## DIRECTION
Start at the first line of the material below and retype each line through the one containing "from matplotlib.transforms import", exactly.

──────── DATA LINES ────────

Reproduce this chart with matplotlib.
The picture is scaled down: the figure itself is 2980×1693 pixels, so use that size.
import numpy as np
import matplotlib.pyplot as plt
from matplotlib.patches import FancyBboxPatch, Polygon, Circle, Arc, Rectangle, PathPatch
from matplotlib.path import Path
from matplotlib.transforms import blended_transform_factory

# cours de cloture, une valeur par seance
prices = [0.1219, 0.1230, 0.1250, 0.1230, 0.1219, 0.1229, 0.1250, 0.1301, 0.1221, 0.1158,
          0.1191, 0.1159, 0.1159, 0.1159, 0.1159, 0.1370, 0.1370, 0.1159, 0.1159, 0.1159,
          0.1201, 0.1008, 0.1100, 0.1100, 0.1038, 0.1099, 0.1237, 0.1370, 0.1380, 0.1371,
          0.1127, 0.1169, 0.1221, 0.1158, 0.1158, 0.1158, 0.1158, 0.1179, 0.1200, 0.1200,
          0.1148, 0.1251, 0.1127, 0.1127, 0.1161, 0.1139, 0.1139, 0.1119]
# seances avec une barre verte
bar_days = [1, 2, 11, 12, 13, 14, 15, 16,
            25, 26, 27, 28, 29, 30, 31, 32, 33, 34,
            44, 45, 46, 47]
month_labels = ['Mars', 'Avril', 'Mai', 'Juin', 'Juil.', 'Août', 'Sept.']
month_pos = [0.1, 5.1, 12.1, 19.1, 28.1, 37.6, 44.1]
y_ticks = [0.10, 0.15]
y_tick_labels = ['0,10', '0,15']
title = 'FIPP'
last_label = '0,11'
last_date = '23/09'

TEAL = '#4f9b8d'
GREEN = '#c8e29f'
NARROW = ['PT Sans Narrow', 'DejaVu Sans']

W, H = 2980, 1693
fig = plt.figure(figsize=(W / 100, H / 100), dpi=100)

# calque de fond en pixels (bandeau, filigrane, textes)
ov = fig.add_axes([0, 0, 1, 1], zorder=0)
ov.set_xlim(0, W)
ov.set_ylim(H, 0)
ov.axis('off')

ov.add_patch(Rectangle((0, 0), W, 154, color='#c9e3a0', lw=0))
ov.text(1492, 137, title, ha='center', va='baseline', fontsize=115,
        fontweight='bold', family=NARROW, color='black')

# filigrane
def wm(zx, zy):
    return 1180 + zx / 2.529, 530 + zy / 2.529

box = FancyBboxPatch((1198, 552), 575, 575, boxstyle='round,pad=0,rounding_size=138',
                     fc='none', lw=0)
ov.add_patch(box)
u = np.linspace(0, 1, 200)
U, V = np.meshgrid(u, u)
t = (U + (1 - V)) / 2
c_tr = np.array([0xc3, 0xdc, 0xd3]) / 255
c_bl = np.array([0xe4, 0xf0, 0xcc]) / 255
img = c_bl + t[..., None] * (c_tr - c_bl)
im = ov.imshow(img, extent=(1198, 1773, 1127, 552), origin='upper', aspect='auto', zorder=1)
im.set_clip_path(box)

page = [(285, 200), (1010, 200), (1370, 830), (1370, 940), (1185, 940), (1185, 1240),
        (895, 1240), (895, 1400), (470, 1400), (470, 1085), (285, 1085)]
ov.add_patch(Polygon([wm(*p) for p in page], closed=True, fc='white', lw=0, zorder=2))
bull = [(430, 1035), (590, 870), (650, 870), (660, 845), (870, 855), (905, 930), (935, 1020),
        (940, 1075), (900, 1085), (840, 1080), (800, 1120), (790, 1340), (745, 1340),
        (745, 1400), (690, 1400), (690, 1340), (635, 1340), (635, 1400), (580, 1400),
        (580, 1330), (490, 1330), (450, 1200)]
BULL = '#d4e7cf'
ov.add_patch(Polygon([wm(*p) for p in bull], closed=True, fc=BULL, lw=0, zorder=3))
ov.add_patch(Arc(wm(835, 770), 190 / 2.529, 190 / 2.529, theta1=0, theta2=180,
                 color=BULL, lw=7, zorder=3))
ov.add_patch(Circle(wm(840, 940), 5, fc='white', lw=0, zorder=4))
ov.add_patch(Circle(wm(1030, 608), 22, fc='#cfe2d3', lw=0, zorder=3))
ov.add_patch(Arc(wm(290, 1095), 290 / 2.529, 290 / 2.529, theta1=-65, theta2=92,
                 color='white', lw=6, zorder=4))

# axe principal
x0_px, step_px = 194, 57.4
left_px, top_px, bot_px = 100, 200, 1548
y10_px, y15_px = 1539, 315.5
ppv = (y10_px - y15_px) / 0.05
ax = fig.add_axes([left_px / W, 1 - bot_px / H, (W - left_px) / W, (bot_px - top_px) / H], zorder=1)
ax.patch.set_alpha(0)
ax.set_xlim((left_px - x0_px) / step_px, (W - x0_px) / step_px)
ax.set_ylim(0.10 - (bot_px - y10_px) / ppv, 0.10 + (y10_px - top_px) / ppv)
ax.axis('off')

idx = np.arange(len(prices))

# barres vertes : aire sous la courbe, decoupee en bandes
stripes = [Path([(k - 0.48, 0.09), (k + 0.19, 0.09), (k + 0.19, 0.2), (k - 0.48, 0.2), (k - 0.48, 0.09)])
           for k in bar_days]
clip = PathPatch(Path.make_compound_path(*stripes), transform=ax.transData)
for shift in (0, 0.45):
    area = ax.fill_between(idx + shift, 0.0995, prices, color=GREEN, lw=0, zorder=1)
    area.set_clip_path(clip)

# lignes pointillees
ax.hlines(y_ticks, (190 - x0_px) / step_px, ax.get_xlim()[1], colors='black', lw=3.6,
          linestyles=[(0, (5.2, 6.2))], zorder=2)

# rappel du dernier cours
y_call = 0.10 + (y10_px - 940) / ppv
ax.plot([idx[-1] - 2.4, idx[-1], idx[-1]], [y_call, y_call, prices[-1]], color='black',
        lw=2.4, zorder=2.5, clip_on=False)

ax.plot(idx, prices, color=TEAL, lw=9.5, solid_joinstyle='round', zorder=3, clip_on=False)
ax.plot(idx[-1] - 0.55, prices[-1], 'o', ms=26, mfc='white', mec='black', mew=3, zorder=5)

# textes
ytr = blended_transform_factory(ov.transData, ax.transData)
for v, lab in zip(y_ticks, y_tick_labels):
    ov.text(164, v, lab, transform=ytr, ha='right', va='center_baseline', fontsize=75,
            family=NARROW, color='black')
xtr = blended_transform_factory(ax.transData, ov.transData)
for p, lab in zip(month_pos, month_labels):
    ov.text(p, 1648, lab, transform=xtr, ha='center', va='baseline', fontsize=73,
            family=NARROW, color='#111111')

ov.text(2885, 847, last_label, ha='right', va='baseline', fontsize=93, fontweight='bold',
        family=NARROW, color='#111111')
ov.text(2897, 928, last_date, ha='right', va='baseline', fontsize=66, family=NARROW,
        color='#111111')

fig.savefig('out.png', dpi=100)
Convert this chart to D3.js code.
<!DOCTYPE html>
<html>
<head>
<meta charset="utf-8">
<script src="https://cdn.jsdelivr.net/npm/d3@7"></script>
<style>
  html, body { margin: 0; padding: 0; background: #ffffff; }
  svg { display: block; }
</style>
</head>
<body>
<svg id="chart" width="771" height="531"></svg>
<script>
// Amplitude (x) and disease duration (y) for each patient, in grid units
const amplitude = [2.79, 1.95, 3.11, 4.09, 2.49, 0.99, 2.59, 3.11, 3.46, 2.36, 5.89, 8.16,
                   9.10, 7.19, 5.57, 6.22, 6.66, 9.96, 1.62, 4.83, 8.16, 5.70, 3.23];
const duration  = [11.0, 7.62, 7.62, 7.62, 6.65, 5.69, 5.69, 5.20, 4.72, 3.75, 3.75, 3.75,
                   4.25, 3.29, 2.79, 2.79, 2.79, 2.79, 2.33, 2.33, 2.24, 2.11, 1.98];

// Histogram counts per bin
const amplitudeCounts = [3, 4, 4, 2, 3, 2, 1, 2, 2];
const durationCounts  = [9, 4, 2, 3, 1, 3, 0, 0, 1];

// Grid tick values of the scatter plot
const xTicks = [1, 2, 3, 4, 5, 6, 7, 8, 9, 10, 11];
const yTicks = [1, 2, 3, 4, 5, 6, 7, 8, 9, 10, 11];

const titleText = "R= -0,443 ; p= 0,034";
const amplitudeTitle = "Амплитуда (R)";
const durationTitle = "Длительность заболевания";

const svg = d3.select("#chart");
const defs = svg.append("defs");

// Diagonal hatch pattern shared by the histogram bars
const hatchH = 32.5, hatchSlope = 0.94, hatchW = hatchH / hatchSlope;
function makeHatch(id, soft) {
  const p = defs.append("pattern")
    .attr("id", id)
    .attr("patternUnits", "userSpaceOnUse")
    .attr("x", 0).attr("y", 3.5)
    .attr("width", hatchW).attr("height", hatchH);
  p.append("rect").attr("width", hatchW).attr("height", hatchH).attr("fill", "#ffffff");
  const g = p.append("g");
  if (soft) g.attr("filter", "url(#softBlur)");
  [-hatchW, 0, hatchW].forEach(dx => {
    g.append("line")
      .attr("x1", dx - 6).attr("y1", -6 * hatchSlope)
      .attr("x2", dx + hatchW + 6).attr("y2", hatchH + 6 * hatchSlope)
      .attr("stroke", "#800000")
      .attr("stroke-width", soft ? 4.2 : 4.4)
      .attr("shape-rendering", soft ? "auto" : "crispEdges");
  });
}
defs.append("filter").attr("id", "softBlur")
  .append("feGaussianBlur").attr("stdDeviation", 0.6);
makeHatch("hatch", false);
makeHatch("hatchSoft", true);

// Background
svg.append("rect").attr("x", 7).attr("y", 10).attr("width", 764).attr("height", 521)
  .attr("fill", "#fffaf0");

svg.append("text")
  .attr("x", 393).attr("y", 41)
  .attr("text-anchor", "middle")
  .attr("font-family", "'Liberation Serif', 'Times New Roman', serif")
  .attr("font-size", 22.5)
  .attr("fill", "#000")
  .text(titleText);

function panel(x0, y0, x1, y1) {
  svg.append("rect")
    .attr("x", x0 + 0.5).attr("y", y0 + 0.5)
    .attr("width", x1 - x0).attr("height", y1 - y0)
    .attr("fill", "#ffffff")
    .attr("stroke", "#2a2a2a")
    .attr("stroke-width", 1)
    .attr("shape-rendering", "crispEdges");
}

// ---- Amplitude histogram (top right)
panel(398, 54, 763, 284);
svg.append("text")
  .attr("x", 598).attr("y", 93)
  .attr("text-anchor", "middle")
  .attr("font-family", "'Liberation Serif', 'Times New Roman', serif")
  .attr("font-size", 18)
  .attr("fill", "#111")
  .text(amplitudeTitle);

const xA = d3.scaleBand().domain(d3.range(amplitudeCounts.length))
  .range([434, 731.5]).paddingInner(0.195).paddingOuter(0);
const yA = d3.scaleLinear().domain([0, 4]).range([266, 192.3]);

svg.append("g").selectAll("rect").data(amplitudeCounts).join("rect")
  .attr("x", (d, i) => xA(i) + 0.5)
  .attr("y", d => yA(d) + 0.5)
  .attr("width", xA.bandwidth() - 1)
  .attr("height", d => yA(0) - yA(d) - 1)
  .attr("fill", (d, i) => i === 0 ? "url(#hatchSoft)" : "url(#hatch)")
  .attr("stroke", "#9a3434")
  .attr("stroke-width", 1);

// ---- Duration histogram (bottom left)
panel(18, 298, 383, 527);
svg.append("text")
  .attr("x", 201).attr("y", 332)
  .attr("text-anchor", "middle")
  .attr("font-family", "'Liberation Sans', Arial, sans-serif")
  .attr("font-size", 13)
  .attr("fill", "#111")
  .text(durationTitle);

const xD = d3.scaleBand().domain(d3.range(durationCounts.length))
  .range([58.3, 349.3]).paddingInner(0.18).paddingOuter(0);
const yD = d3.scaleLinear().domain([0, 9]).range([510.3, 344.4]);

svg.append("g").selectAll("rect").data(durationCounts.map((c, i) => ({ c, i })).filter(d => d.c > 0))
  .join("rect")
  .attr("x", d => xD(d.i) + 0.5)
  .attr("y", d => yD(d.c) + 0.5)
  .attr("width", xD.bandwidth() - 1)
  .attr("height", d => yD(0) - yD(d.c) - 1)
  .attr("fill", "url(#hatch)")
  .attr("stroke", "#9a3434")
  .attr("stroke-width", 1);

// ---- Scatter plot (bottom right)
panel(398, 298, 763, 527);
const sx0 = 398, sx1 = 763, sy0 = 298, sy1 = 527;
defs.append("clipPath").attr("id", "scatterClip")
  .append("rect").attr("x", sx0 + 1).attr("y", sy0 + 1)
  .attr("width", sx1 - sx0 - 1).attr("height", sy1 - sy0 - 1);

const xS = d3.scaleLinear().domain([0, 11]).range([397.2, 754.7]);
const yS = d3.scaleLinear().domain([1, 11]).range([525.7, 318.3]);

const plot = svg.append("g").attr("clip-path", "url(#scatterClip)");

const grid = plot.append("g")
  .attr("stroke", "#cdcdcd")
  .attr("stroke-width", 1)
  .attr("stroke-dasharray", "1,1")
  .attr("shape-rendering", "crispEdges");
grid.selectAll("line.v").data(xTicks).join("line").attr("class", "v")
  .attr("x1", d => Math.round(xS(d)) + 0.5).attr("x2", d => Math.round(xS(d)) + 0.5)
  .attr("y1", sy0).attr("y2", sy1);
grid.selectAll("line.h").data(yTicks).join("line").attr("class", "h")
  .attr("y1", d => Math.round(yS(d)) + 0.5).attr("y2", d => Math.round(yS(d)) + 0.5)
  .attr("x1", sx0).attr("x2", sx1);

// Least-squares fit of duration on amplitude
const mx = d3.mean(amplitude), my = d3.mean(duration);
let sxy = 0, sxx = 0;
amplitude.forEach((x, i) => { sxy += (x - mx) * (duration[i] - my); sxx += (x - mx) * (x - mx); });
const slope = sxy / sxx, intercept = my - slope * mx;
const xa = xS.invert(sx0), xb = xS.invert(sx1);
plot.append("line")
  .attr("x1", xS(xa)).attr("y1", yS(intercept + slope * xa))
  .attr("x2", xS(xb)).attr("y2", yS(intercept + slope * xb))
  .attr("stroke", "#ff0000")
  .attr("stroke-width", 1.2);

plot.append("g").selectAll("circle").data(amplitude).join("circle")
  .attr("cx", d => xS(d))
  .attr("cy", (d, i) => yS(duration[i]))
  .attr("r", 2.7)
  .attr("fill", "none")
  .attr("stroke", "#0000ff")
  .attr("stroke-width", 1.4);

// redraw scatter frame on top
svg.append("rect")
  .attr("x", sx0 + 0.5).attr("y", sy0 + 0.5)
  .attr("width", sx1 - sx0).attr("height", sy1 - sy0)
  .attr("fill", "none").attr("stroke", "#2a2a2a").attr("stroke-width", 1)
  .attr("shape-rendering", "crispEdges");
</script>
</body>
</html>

────────

## PROBLEM SOLUTION
Reproduce this chart with matplotlib.
The picture is scaled down: the figure itself is 2980×1693 pixels, so use that size.
import numpy as np
import matplotlib.pyplot as plt
from matplotlib.patches import FancyBboxPatch, Polygon, Circle, Arc, Rectangle, PathPatch
from matplotlib.path import Path
from matplotlib.transforms import blended_transform_factory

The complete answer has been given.